The US 10 year treasury yields are trading lower at 1.98%. Indian bond yields closed 4 bps higher at 7.89%.

Outlook: Exporters wait for initiating covers until it breaks the 53.00 levels on a weekly closing basis. Importers should cover on dips as and when comfortable and keep stop a loss of 53.85 levels. There is a very strong support close to 53.20 levels which will be difficult to break. OVERALL: USD/INR pair still maintains bullish.

EUR/USD:   The Euro is trading on stronger note at 1.3567 levels against the US dollar. The EUR/USD broke above 1.35 for the first time in 14 months and moved towards the level of 1.3587. Drivers for appreciation in the Euro were the strong Euro zone economic data and weak US Q4 GDP data which contracted to 0.1%.  For today, the data on Retail Sales, Unemployment and inflation in Germany and the Euro zone CPI numbers will be important to watch for.  The near term support is at 1.3308 and resistance is at 1.3680.

GBP/USD:   The British Pound has recovered against the US Dollar but it dropped to its lowest against Euro. The British Pound is trading higher at 1.5802 levels. There are two reasons for this recovery. Firstly, the net lending given to individuals has increased from Pound 0.9bn to Pound 1.7bn. Secondly, better than expected mortgage approvals which rose to 56k from 54k Month to month basis in December.  The pair is expected to find a support near 1.5602 levels and the resistance is near 1.5893 levels. 

AUD/USD:   The Australian dollar is trading at 1.0416 levels against the US Dollar. The mixed data released today morning showing an increase in housing sales month on month basis came at 6.2% versus 3% earlier. On the other hand, the import price came in below the expectation at 0.3% versus the forecasted of 0.5%. The currency was also down   amid speculation among international traders of further interest rate cuts because the data released of Australia hasn't been that strong. The near term support is seen at 1.0388 levels while immediate resistance is at 1.0485 levels. 

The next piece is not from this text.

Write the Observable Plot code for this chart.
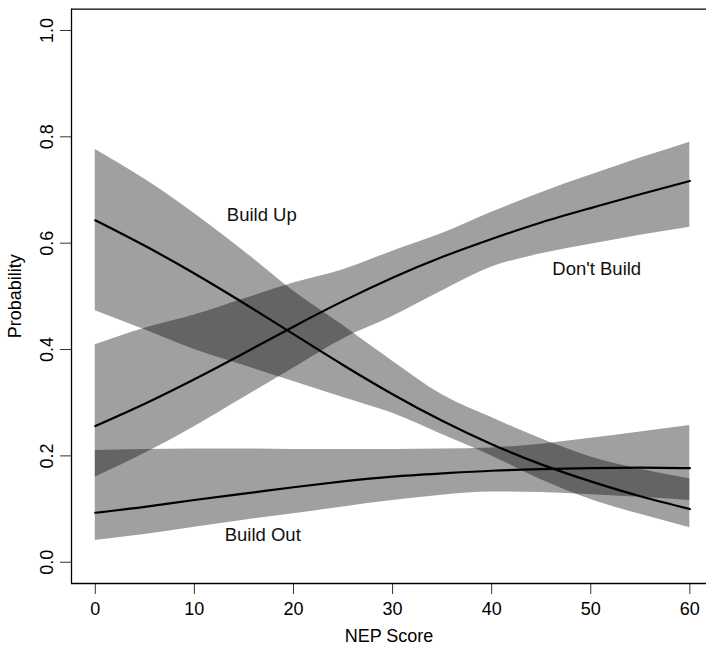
<!DOCTYPE html>
<html>
<head>
<meta charset="utf-8">
<script src="https://cdn.jsdelivr.net/npm/d3@7"></script>
<script src="https://cdn.jsdelivr.net/npm/@observablehq/plot@0.6"></script>
<style>
  html, body { margin: 0; padding: 0; background: #fff; }
  svg { font-family: "Liberation Sans", Arial, Helvetica, sans-serif; }
</style>
</head>
<body>
<div id="chart"></div>
<script>
// NEP score grid
const nep = [0, 5, 10, 15, 20, 25, 30, 35, 40, 45, 50, 55, 60];

// Build Up
const buildUp   = [0.643, 0.595, 0.543, 0.487, 0.429, 0.371, 0.316, 0.266, 0.222, 0.184, 0.152, 0.124, 0.100];
const buildUpLo = [0.473, 0.437, 0.400, 0.370, 0.340, 0.310, 0.280, 0.240, 0.200, 0.155, 0.118, 0.090, 0.065];
const buildUpHi = [0.776, 0.720, 0.656, 0.585, 0.510, 0.445, 0.378, 0.315, 0.272, 0.232, 0.198, 0.175, 0.157];

// Don't Build
const dontBuild   = [0.256, 0.298, 0.344, 0.393, 0.443, 0.491, 0.535, 0.574, 0.608, 0.639, 0.666, 0.692, 0.717];
const dontBuildLo = [0.160, 0.205, 0.255, 0.310, 0.365, 0.420, 0.462, 0.510, 0.555, 0.580, 0.598, 0.615, 0.630];
const dontBuildHi = [0.409, 0.440, 0.465, 0.495, 0.525, 0.550, 0.585, 0.618, 0.658, 0.695, 0.728, 0.760, 0.790];

// Build Out
const buildOut   = [0.093, 0.104, 0.117, 0.129, 0.141, 0.152, 0.161, 0.167, 0.172, 0.175, 0.177, 0.178, 0.177];
const buildOutLo = [0.041, 0.052, 0.066, 0.079, 0.091, 0.104, 0.116, 0.126, 0.132, 0.131, 0.127, 0.122, 0.116];
const buildOutHi = [0.210, 0.212, 0.213, 0.213, 0.212, 0.212, 0.212, 0.213, 0.215, 0.222, 0.233, 0.245, 0.257];

// Tick values
const xTicks = [0, 10, 20, 30, 40, 50, 60];
const yTicks = [0, 0.2, 0.4, 0.6, 0.8, 1.0];

// Curve labels
const labelNames = ["Build Up", "Don't Build", "Build Out"];
const labelX = [16.8, 50.6, 16.9];
const labelY = [0.652, 0.552, 0.052];

const series = [
  {name: "Build Up", est: buildUp, lo: buildUpLo, hi: buildUpHi},
  {name: "Don't Build", est: dontBuild, lo: dontBuildLo, hi: dontBuildHi},
  {name: "Build Out", est: buildOut, lo: buildOutLo, hi: buildOutHi}
];
const rows = series.flatMap(s => nep.map((x, i) => ({series: s.name, x, y: s.est[i], lo: s.lo[i], hi: s.hi[i]})));
const labels = labelNames.map((t, i) => ({t, x: labelX[i], y: labelY[i]}));

const chart = Plot.plot({
  width: 706,
  height: 648,
  marginLeft: 71,
  marginRight: 0,
  marginTop: 8.7,
  marginBottom: 65,
  style: {fontSize: "18px", fontFamily: "'Liberation Sans', Arial, Helvetica, sans-serif", background: "#fff"},
  x: {domain: [-2.4, 61.68]},
  y: {domain: [-0.04, 1.04]},
  marks: [
    Plot.areaY(rows, {x: "x", y1: "lo", y2: "hi", z: "series", fill: "#000", fillOpacity: 0.372, curve: "monotone-x"}),
    Plot.line(rows, {x: "x", y: "y", z: "series", stroke: "#000", strokeWidth: 2.2, curve: "natural"}),
    Plot.text(labels, {x: "x", y: "y", text: "t", fill: "#111", fontSize: 18.5}),
    Plot.axisX(xTicks, {tickSize: 11, tickPadding: 8, stroke: "#333", fontSize: 18, label: "NEP Score", labelAnchor: "center", labelOffset: 58, labelArrow: "none", tickFormat: d => String(d)}),
    Plot.axisY(yTicks, {tickSize: 11, tickPadding: 8, tickRotate: -90, stroke: "#333", fontSize: 18, label: "Probability", labelAnchor: "center", labelOffset: 63, labelArrow: "none", tickFormat: d => d.toFixed(1)}),
    Plot.ruleX([-2.4], {stroke: "#000", strokeWidth: 1.3}),
    Plot.ruleY([-0.04, 1.04], {stroke: "#000", strokeWidth: 1.3})
  ]
});
document.getElementById("chart").appendChild(chart);
</script>
</body>
</html>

USD/JPY:    The Yen is trading at 90.89 levels. Japanese data of retail sales were seen growing a mere 0.1% in December. As a result, year over year retail trade growth slowed from 1.2% to 0.4%. The manufacturing PMI and industrial production reports will be critically examined today as this will show how much Yen weakness has helped the economy in the month of December. The near term support is seen at 88.00 and resistance is at 92.80

Gold:  Gold is trading at $1680 levels.  It saw an upward movement after the US Q4 GDP fell to -0.1%. It sustained at higher levels after the announcement of FED regarding keeping the monetary policy unchanged.   The near term support is seen at $ 1665 levels whereas resistance is seen at $ 1690 levels.

Crude oil:   The crude oil is currently trading at 97.92 levels. The near term support is at 95.50 and resistance is at 98.50 levels.

Dollar Index: The US Dollar Index is trading at 79.23 levels. The US dollar index fell below its one month low against the majors after the downbeat GDP data and pessimistic comments by the Fed Chairman. The world’s largest economy fell into contraction in Q4 for the first time since the second quarter of 2009. On the other hand, the ADP report showed an increase in jobs to 192k from 185k in the last month. But the weak GDP figures washed away the positive jobs report. The Federal Reserve left the monetary policy unchanged which was very much expected. But the negative comments by the Fed made the sentiments weak. The Fed said the economic activity has been witnessing a slump in recent months due to weather-related disruptions and other transitory factors. The Support is near 78.60 and resistance is at 80.67 levels.